Set task: Repeat exactly and only the lines from the line containing "Recreate this image" through the line containing "import * as", both included.

Data extract:
|---|

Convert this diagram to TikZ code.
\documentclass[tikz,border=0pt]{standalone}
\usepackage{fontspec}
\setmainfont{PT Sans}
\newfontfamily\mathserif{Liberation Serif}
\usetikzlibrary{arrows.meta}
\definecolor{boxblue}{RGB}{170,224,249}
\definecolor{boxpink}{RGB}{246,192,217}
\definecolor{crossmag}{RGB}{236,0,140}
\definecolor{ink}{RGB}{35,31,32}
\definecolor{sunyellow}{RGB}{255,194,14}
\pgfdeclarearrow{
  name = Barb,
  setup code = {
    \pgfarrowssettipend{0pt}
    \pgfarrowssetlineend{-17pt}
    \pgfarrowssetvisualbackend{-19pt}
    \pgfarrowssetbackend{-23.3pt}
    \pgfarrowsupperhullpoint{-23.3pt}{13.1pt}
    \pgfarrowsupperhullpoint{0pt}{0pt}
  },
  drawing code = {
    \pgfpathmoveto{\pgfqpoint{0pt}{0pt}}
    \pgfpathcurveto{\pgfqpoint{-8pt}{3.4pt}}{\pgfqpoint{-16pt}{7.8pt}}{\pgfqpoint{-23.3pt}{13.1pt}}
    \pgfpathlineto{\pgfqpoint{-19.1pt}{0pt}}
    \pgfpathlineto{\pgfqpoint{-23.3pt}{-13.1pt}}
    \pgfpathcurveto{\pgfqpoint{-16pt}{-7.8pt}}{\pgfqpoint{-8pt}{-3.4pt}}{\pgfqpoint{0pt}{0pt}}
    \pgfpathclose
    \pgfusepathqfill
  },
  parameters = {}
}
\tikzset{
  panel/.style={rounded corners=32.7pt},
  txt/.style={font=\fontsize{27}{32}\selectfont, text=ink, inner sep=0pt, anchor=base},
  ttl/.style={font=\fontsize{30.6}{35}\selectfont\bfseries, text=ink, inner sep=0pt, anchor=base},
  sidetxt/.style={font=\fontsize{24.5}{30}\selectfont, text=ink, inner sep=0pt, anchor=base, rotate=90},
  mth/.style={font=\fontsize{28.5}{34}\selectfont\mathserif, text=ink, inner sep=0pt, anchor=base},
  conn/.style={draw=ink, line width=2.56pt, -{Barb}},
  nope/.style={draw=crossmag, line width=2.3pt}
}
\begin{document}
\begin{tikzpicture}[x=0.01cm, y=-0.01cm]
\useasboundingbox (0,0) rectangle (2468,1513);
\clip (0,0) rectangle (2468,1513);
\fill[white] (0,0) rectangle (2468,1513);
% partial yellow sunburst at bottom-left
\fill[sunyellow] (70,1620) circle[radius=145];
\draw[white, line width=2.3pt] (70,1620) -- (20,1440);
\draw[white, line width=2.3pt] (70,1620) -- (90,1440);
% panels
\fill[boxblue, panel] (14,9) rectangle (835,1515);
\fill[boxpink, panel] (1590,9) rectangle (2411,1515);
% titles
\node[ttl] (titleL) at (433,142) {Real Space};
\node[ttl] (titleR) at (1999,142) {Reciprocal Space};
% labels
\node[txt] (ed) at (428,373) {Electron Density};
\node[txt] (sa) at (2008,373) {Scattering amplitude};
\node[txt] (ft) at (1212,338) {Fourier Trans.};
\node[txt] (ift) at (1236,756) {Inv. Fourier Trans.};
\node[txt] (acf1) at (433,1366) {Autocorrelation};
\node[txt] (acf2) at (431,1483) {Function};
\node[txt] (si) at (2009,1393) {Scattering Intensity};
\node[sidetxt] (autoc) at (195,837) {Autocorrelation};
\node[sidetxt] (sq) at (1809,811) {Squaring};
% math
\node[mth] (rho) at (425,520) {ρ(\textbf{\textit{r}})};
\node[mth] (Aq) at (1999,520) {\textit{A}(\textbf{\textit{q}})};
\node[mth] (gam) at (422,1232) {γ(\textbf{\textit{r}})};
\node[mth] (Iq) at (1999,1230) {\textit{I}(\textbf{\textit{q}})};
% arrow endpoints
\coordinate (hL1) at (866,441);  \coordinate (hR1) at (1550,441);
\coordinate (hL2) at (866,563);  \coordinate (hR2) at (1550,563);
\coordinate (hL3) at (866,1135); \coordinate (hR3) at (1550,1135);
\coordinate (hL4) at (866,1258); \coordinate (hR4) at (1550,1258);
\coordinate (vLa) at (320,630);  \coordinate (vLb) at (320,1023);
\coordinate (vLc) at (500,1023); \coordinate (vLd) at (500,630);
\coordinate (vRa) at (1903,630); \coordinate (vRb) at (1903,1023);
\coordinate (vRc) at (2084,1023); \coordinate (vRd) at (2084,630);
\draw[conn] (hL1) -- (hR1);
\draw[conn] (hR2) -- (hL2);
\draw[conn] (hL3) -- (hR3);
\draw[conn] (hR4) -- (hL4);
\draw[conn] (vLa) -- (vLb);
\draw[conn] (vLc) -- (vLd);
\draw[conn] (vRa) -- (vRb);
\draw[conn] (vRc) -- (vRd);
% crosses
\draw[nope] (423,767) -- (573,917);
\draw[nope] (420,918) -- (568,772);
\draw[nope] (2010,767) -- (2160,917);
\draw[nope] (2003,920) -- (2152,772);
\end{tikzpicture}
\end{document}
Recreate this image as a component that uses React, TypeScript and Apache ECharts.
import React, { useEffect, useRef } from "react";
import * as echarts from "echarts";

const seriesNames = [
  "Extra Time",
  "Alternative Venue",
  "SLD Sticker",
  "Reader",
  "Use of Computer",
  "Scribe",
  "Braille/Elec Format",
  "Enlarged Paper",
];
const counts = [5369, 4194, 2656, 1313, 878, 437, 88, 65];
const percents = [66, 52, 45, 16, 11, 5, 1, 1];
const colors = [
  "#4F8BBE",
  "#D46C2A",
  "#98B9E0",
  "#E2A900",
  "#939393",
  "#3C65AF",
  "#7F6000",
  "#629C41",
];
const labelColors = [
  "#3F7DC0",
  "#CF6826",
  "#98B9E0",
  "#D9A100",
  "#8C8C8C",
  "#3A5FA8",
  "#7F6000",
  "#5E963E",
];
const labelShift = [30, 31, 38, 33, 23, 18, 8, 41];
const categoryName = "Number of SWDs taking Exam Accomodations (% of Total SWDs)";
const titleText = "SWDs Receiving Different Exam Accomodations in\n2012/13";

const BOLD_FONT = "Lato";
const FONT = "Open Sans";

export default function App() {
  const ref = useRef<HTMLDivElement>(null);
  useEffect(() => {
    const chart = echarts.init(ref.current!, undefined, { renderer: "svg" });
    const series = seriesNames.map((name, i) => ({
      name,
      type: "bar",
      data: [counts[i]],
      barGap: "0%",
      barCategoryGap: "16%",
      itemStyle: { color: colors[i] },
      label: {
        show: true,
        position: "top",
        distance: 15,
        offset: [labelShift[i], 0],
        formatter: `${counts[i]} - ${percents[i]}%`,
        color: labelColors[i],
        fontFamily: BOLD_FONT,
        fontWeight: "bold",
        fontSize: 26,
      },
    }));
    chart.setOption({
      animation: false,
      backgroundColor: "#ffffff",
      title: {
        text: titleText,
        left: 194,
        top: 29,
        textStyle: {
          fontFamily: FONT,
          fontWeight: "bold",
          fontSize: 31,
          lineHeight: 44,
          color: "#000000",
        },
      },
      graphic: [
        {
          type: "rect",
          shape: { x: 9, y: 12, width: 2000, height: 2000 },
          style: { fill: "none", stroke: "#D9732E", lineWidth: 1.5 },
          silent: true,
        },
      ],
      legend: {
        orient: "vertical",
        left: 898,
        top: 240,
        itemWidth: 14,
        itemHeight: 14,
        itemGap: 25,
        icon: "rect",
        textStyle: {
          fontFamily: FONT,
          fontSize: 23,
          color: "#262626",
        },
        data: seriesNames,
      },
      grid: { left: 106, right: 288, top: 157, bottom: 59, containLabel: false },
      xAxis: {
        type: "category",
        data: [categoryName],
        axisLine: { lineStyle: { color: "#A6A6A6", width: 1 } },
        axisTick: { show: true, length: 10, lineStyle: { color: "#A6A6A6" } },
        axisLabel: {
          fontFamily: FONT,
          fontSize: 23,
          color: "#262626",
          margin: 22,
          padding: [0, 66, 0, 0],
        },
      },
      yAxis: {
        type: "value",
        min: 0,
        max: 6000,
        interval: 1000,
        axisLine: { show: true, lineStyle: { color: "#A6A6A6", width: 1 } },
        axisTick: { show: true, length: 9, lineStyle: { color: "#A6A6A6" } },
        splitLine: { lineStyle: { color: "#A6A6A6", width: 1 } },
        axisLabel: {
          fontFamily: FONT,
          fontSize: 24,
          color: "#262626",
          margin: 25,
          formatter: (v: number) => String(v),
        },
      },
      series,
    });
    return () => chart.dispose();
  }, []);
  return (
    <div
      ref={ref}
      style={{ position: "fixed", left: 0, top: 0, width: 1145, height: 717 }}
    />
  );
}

|---|

Output of the exercise:
Recreate this image as a component that uses React, TypeScript and Apache ECharts.
import React, { useEffect, useRef } from "react";
import * as echarts from "echarts";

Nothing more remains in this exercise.